Deuxième partenaire, français lui aussi: CDC Arkhinéo, filiale de la Caisse des Dépôts et Consignations, qui assure les services d’archivage proprement dits, dans des salles serveurs hautement sécurisées. La garantie fournie est quadruple: conservation des données dans des centres d’archivage hautement sécurisés, intégrité des données déposées, haute disponibilité et intégralité de restitution des données à terme.

Outre l’archivage sécurisé (Arkhinéo opère comme “archiveur tiers” et garantit la valeur probante des fichiers qui lui sont confiés), Youngaya promet aux créateurs une sécurité et inviolabilité des fichiers ou oeuvres qu’ils lui confient. Parmi les mécanismes mis en oeuvre: un transfert de fichiers que le déposant peut chiffrer, un accès à des comptes personnels géré par identifiant (l’adresse courriel de l’expéditeur) et mot de passe, et une signature électronique du fichier transmis.

Il y a, dans le modèle Certifi’Art, un troisième intervenant français, non négligeable puisqu’il s’agit des huissiers proprement dits, interlocuteurs de confiance pour le dépôt des créations. Eux aussi sont français puisque le partenaire est Docapost et que Youngaya a décroché, avec cette société, des tarifs à prix préférentiel.

“Difficile de faire plus compétitif que 15 euros [tarif de base] pour un service incluant un constat d’huissier. Or, la modicité du prix est essentielle dans la mesure où nous nous adressons notamment à de jeunes créateurs qui n’ont pas forcément beaucoup de moyens”, souligne Marie Aube. La nationalité française des huissiers, insiste-t-elle, ne pose aucun problème d’ordre légal ou juridique. Des conventions entre Chambres belge et française existent et un procès-verbal rédigé par un huissier de justice français qui atteste d’un dépôt, de sa nature et de l’identité du remettant, a force probante à l’international. L’opposabilité en justice est possible dans les 165 pays qui ont signé la Convention de Berne sur la protection des oeuvres littéraires et artistiques.”
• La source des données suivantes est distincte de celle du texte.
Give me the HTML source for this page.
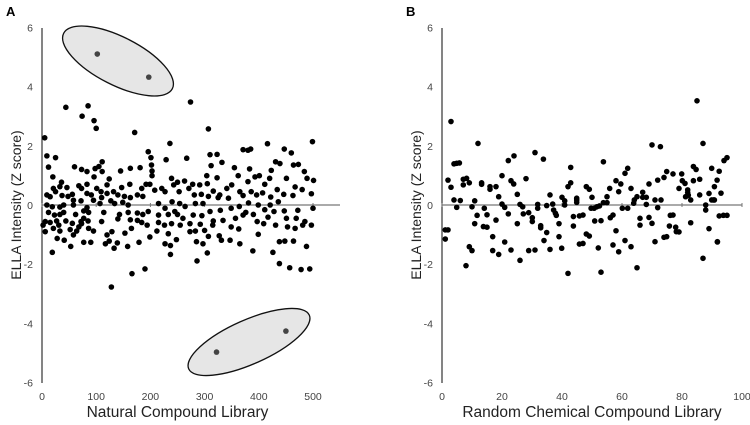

Youngaya a par ailleurs conclu un partenariat avec un avocat belge, Me Dechamps, du Barreau de Bruxelles, afin de fournir aux créateurs une aide juridique en cas de litige.

Service “démocratique”

Les tarifs appliqués par Youngaya, pour son service Certifi’Art, dépendent de la ‘lourdeur’ du fichier. Les tarifs démarrent à 15 euros pour un espace d’un méga et 124 crédits (couvrant des dépôts successifs) jusqu’à 135 euros pour 100 Mo et 1.116 crédits. “Nous avons élaboré ce tarif en fonction des volumes moyens que représentent les divers types de média. Un méga correspond par exemple à 60 pages de texte. 5 Mo, à un clip musical compressé. 10 Mo à un clip vidéo. Nous proposons également des remises pour les dépôts récurrents d’entreprises, sur base du chiffre d’affaires réalisé.”